[Start]

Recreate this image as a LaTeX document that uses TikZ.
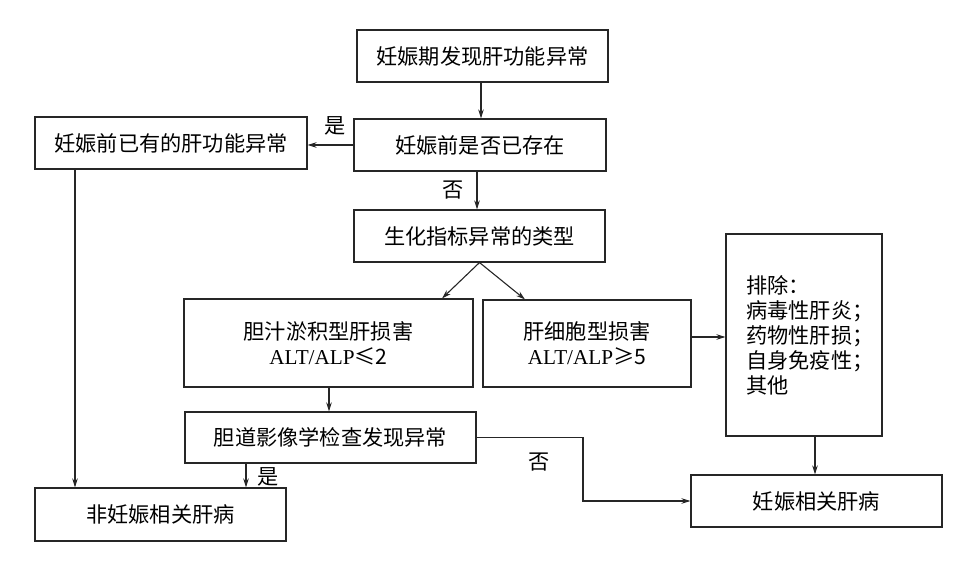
\documentclass[tikz,border=0pt]{standalone}
\usepackage{fontspec}
\setmainfont{Noto Sans CJK SC}
\newfontfamily\latfont{Liberation Serif}
\usetikzlibrary{arrows.meta,calc}
\begin{document}
\begin{tikzpicture}[x=1pt,y=-1pt,
  font=\fontsize{21.2}{25}\selectfont,
  box/.style={draw=black!85,line width=1.1pt,rectangle,inner sep=0pt,align=center},
  arr/.style={draw=black!85,line width=1.1pt,-{Stealth[length=9pt,width=5.5pt]}},
  ln/.style={draw=black!85,line width=1.1pt},
  lbl/.style={inner sep=0pt}]
\useasboundingbox (0,0) rectangle (968,569);
\node[box,minimum width=251pt,minimum height=52pt] (n1) at (482.5,56) {妊娠期发现肝功能异常};
\node[box,minimum width=252pt,minimum height=52pt] (n2) at (480,145) {妊娠前是否已存在};
\node[box,minimum width=272pt,minimum height=52pt] (n3) at (171,143) {妊娠前已有的肝功能异常};
\node[box,minimum width=251pt,minimum height=52pt] (n4) at (479.5,236) {生化指标异常的类型};
\node[box,minimum width=289pt,minimum height=88pt] (n5) at (328.5,343) {胆汁淤积型肝损害\\{\latfont ALT/ALP}≤2};
\node[box,minimum width=208pt,minimum height=87pt] (n6) at (587,343.5) {肝细胞型损害\\{\latfont ALT/ALP}≥5};
\node[box,minimum width=156pt,minimum height=202pt] (n7) at (804,335) {};
\node[lbl,anchor=west,align=left] (n7t) at (746,335) {排除：\\病毒性肝炎；\\药物性肝损；\\自身免疫性；\\其他};
\node[box,minimum width=291pt,minimum height=51pt] (n8) at (330.5,437.5) {胆道影像学检查发现异常};
\node[box,minimum width=251pt,minimum height=53pt] (n9) at (160.5,514.5) {非妊娠相关肝病};
\node[box,minimum width=251pt,minimum height=52pt] (n10) at (816.5,501) {妊娠相关肝病};
% connectors
\coordinate (c1) at (481,0);
\draw[arr] (c1 |- n1.south) -- (c1 |- n2.north);
\draw[arr] (n2.west) -- (n2.west -| n3.east);
\node[lbl] (l1) at (335,126) {是};
\coordinate (c2) at (477,0);
\draw[arr] (c2 |- n2.south) -- (c2 |- n4.north);
\node[lbl] (l2) at (453,190) {否};
\coordinate (c3) at (442,0);
\coordinate (c4) at (525,0);
\draw[arr] (n4.south) -- (c3 |- n5.north);
\draw[arr] (n4.south) -- (c4 |- n6.north);
\coordinate (c5) at (329,0);
\draw[arr] (c5 |- n5.south) -- (c5 |- n8.north);
\coordinate (c6) at (246,0);
\draw[arr] (c6 |- n8.south) -- (c6 |- n9.north);
\node[lbl] (l3) at (268,477) {是};
\coordinate (c7) at (75,0);
\draw[arr] (c7 |- n3.south) -- (c7 |- n9.north);
\coordinate (c8) at (583,0);
\draw[arr] (n8.east) -- (c8 |- n8.east) -- (c8 |- n10.west) -- (n10.west);
\node[lbl] (l4) at (539,462) {否};
\coordinate (c9) at (0,337);
\draw[arr] (c9 -| n6.east) -- (c9 -| n7.west);
\coordinate (c10) at (815,0);
\draw[arr] (c10 |- n7.south) -- (c10 |- n10.north);
\end{tikzpicture}
\end{document}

[End]

→ **STATED PROBLEM**
Copy the data character for character, but drop all pictures from the copy.

→ **IN RESPONSE**
Recreate this image as a LaTeX document that uses TikZ.
\documentclass[tikz,border=0pt]{standalone}
\usepackage{fontspec}
\setmainfont{Noto Sans CJK SC}
\newfontfamily\latfont{Liberation Serif}
\usetikzlibrary{arrows.meta,calc}
\begin{document}
\begin{tikzpicture}[x=1pt,y=-1pt,
  font=\fontsize{21.2}{25}\selectfont,
  box/.style={draw=black!85,line width=1.1pt,rectangle,inner sep=0pt,align=center},
  arr/.style={draw=black!85,line width=1.1pt,-{Stealth[length=9pt,width=5.5pt]}},
  ln/.style={draw=black!85,line width=1.1pt},
  lbl/.style={inner sep=0pt}]
\useasboundingbox (0,0) rectangle (968,569);
\node[box,minimum width=251pt,minimum height=52pt] (n1) at (482.5,56) {妊娠期发现肝功能异常};
\node[box,minimum width=252pt,minimum height=52pt] (n2) at (480,145) {妊娠前是否已存在};
\node[box,minimum width=272pt,minimum height=52pt] (n3) at (171,143) {妊娠前已有的肝功能异常};
\node[box,minimum width=251pt,minimum height=52pt] (n4) at (479.5,236) {生化指标异常的类型};
\node[box,minimum width=289pt,minimum height=88pt] (n5) at (328.5,343) {胆汁淤积型肝损害\\{\latfont ALT/ALP}≤2};
\node[box,minimum width=208pt,minimum height=87pt] (n6) at (587,343.5) {肝细胞型损害\\{\latfont ALT/ALP}≥5};
\node[box,minimum width=156pt,minimum height=202pt] (n7) at (804,335) {};
\node[lbl,anchor=west,align=left] (n7t) at (746,335) {排除：\\病毒性肝炎；\\药物性肝损；\\自身免疫性；\\其他};
\node[box,minimum width=291pt,minimum height=51pt] (n8) at (330.5,437.5) {胆道影像学检查发现异常};
\node[box,minimum width=251pt,minimum height=53pt] (n9) at (160.5,514.5) {非妊娠相关肝病};
\node[box,minimum width=251pt,minimum height=52pt] (n10) at (816.5,501) {妊娠相关肝病};
% connectors
\coordinate (c1) at (481,0);
\draw[arr] (c1 |- n1.south) -- (c1 |- n2.north);
\draw[arr] (n2.west) -- (n2.west -| n3.east);
\node[lbl] (l1) at (335,126) {是};
\coordinate (c2) at (477,0);
\draw[arr] (c2 |- n2.south) -- (c2 |- n4.north);
\node[lbl] (l2) at (453,190) {否};
\coordinate (c3) at (442,0);
\coordinate (c4) at (525,0);
\draw[arr] (n4.south) -- (c3 |- n5.north);
\draw[arr] (n4.south) -- (c4 |- n6.north);
\coordinate (c5) at (329,0);
\draw[arr] (c5 |- n5.south) -- (c5 |- n8.north);
\coordinate (c6) at (246,0);
\draw[arr] (c6 |- n8.south) -- (c6 |- n9.north);
\node[lbl] (l3) at (268,477) {是};
\coordinate (c7) at (75,0);
\draw[arr] (c7 |- n3.south) -- (c7 |- n9.north);
\coordinate (c8) at (583,0);
\draw[arr] (n8.east) -- (c8 |- n8.east) -- (c8 |- n10.west) -- (n10.west);
\node[lbl] (l4) at (539,462) {否};
\coordinate (c9) at (0,337);
\draw[arr] (c9 -| n6.east) -- (c9 -| n7.west);
\coordinate (c10) at (815,0);
\draw[arr] (c10 |- n7.south) -- (c10 |- n10.north);
\end{tikzpicture}
\end{document}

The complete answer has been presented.